About the API does the Magnuson Moss act not cover oil as well? If the burden is on them to prove your part (or oil) did the damage and this is the law why not use any product you want if this is your legal right. Some say it is more hassle than is worth but if it is your right under that law why not exercise it. If you use any oil other than what the dealer puts in at a dealership done oil change and the engine goes it is very possible they will say your API Quaker State etc. broke it and still not pay out. Now if the Moss Act or some other law doesn't cover it then I guess it is your choice based on faith in the oil the engine and the dealer's rep.
 
I don't mean to knock the AMSOIL BMK17 Bypass Filter for the Duramax, but I've read reports of slightly decreased oil pressure with this set up when used on the Duramax.

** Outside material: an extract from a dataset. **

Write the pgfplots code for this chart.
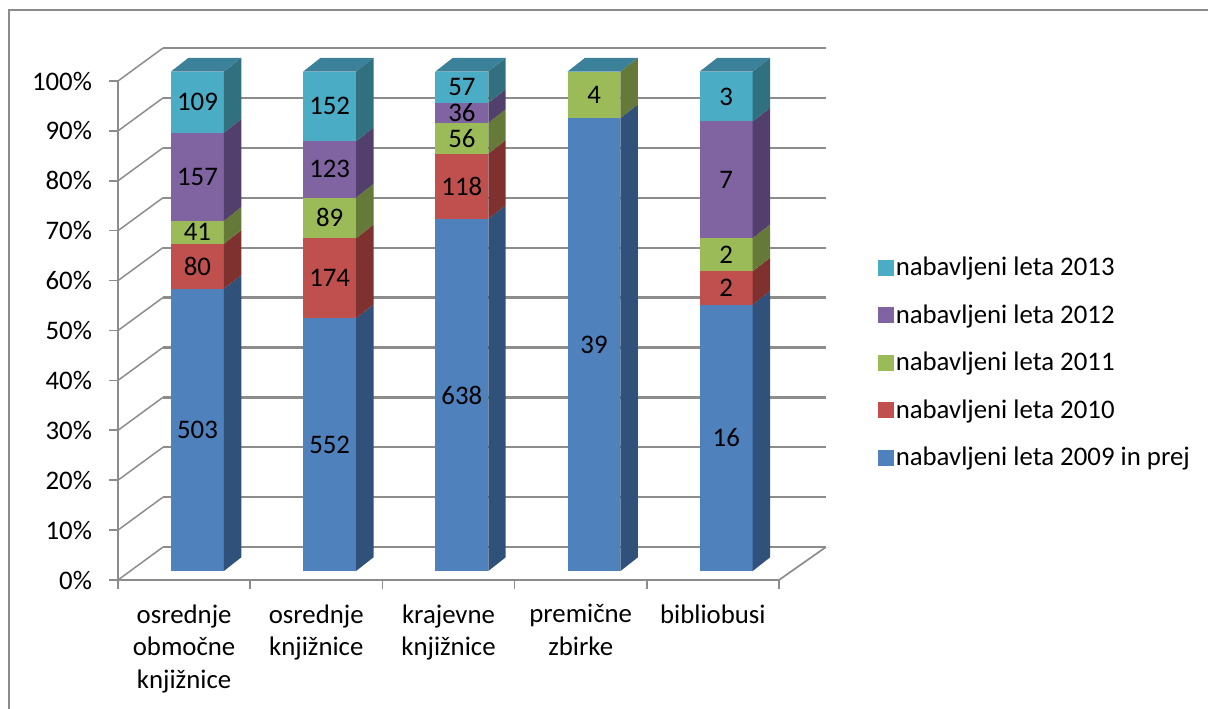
\documentclass[border=0pt]{standalone}
\usepackage{fontspec}
\setmainfont{Carlito}
\usepackage{pgfplots}
\usepackage{pgfplotstable}
\pgfplotsset{compat=1.18}

\definecolor{fblue}{HTML}{4F81BD}\definecolor{sblue}{HTML}{30527A}
\definecolor{fred}{HTML}{C0504D}\definecolor{sred}{HTML}{7F312F}
\definecolor{fgreen}{HTML}{9BBB59}\definecolor{sgreen}{HTML}{657A38}
\definecolor{fpurple}{HTML}{8064A2}\definecolor{spurple}{HTML}{533F6B}
\definecolor{fteal}{HTML}{4BACC6}\definecolor{steal}{HTML}{31707F}
\definecolor{tteal}{HTML}{3A8199}
\definecolor{gridgrey}{HTML}{8C8C8C}

% counts shown on the bars
\pgfplotstableread{
cat v2009 v2010 v2011 v2012 v2013 total
0   503   80    41    157   109   890
1   552   174   89    123   152   1090
2   638   118   56    36    57    905
3   39    0     4     0     0     43
4   16    2     2     7     3     30
}\counts

% fake 3D geometry, in axis units
\def\barleft{0.401}
\def\barwidth{0.400}
\def\depthx{0.132}
\def\depthy{2.75}
\def\baseshift{1.8}
\def\stretch{1.001}

\newcommand\segment[3]{%
  \pgfplotstablegetelem{\i}{#1}\of\counts
  \let\val\pgfplotsretval
  \pgfmathsetmacro\cumnew{\cum+\val}%
  \pgfmathsetmacro\xa{\i+\barleft}%
  \pgfmathsetmacro\xb{\xa+\barwidth}%
  \pgfmathsetmacro\xc{\xb+\depthx}%
  \pgfmathsetmacro\xm{\xa+0.5*\barwidth}%
  \pgfmathsetmacro\ya{\baseshift+\stretch*100*(\cum/\total)}%
  \pgfmathsetmacro\yb{\baseshift+\stretch*100*(\cumnew/\total)}%
  \pgfmathsetmacro\yaa{\ya+\depthy}%
  \pgfmathsetmacro\ybb{\yb+\depthy}%
  \pgfmathsetmacro\ym{0.5*(\ya+\yb)}%
  \ifnum\val>0
    \edef\temp{\noexpand\addplot[draw=none,fill=#2,forget plot] coordinates {(\xa,\ya) (\xb,\ya) (\xb,\yb) (\xa,\yb)} -- cycle;
      \noexpand\addplot[draw=none,fill=#3,forget plot] coordinates {(\xb,\ya) (\xc,\yaa) (\xc,\ybb) (\xb,\yb)} -- cycle;
      \noexpand\node[font=\noexpand\fontsize{26.8}{32}\noexpand\selectfont] at (axis cs:\xm,\ym) {\val};}%
    \temp
  \fi
  \let\cum\cumnew
}

\begin{document}
\begin{tikzpicture}
  % one pt is one pixel of the reference; axis origin is pixel (118,580)
  \useasboundingbox (-118pt,-129pt) rectangle (1090pt,580pt);
  \draw[gridgrey,line width=2pt] (-109pt,-129pt) -- (-109pt,570pt) -- (1090pt,570pt);
  \begin{axis}[
    at={(0pt,0pt)}, anchor=south west,
    scale only axis, width=661pt, height=499pt,
    xmin=0, xmax=5, ymin=0, ymax=100,
    clip=false,
    axis x line*=bottom, axis y line*=left,
    axis line style={gridgrey,line width=2.2pt,-},
    tick style={gridgrey,line width=1.6pt},
    tick align=outside, major tick length=8.5pt,
    xtick={0,1,2,3,4,5},
    x tick label as interval,
    xticklabels={{osrednje\\območne\\knjižnice},{osrednje\\knjižnice},{krajevne\\knjižnice},{premične\\zbirke},{bibliobusi}},
    xticklabel style={align=center,anchor=north,yshift=-12.5pt,
      font=\fontsize{26.8}{32.5}\selectfont},
    ytick={0,10,...,100},
    yticklabel={\pgfmathprintnumber{\tick}\%},
    /pgf/number format/assume math mode=true,
    yticklabel style={font=\fontsize{26.8}{32}\selectfont,xshift=-14pt},
    legend cell align=left,
    legend style={draw=none,fill=none,at={(axis cs:5.75,65.1)},anchor=north west,
      font=\fontsize{26.8}{32}\selectfont,row sep=23.4pt,inner sep=0pt,
      /tikz/every even column/.append style={column sep=10pt}},
  ]
    % back wall gridlines and floor
    \pgfplotsinvokeforeach{0,10,...,100}{
      \addplot[gridgrey,line width=1.5pt,forget plot] coordinates {(0,#1) (0.34,#1+6.6)};
      \addplot[gridgrey,line width=2.3pt,forget plot] coordinates {(0.34,#1+6.6) (5.355,#1+6.6)};
    }
    \addplot[gridgrey,line width=1.7pt,forget plot] coordinates {(5,0) (5.355,6.6)};

    \pgfplotsforeachungrouped \i in {0,...,4}{
      \pgfplotstablegetelem{\i}{total}\of\counts
      \let\total\pgfplotsretval
      \def\cum{0}
      \segment{v2009}{fblue}{sblue}
      \segment{v2010}{fred}{sred}
      \segment{v2011}{fgreen}{sgreen}
      \segment{v2012}{fpurple}{spurple}
      \segment{v2013}{fteal}{steal}
      % lid of the stack
      \pgfmathsetmacro\xa{\i+\barleft}
      \pgfmathsetmacro\xb{\xa+\barwidth}
      \pgfmathsetmacro\xbb{\xb+\depthx}
      \pgfmathsetmacro\xaa{\xa+\depthx}
      \pgfmathsetmacro\yt{\baseshift+\stretch*100}
      \pgfmathsetmacro\ytt{\yt+\depthy}
      \addplot[draw=none,fill=tteal,forget plot] coordinates {(\xa,\yt) (\xb,\yt) (\xbb,\ytt) (\xaa,\ytt)} -- cycle;
    }

    \pgfplotsset{legend image code/.code={\fill[#1] (0pt,-7.5pt) rectangle (15pt,7.5pt);}}
    \addlegendimage{fteal}\addlegendentry{nabavljeni leta 2013}
    \addlegendimage{fpurple}\addlegendentry{nabavljeni leta 2012}
    \addlegendimage{fgreen}\addlegendentry{nabavljeni leta 2011}
    \addlegendimage{fred}\addlegendentry{nabavljeni leta 2010}
    \addlegendimage{fblue}\addlegendentry{nabavljeni leta 2009 in prej}
  \end{axis}
\end{tikzpicture}
\end{document}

Probably not a problem since the Stock Duramax runs 30 psi at hot idle and 65 psi at 2000 RPM (hot) Cold start pressure pushes 100psi. (FWIW I didn't see any drop in pressure with the OilGuard).
 
quote:

Originally posted by hk33ka1:
I second or third the Amsoil 15W40 AME.
About the API does the Magnuson Moss act not cover oil as well? If the burden is on them to prove your part (or oil) did the damage and this is the law why not use any product you want if this is your legal right. Some say it is more hassle than is worth but if it is your right under that law why not exercise it. If you use any oil other than what the dealer puts in at a dealership done oil change and the engine goes it is very possible they will say your API Quaker State etc. broke it and still not pay out. Now if the Moss Act or some other law doesn't cover it then I guess it is your choice based on faith in the oil the engine and the dealer's rep.


My understanding is if the owners manual states to use API certified oil then it must be API. The Moss Act just allowes you to use various other API brands and not just the GM labeled oil. It doens't matter that you are using an oil that exceeds API specs if it doesn't have an API stamp and your using it, warranty is voided. At least that is my understanding on this. Correct me if I'm wrong.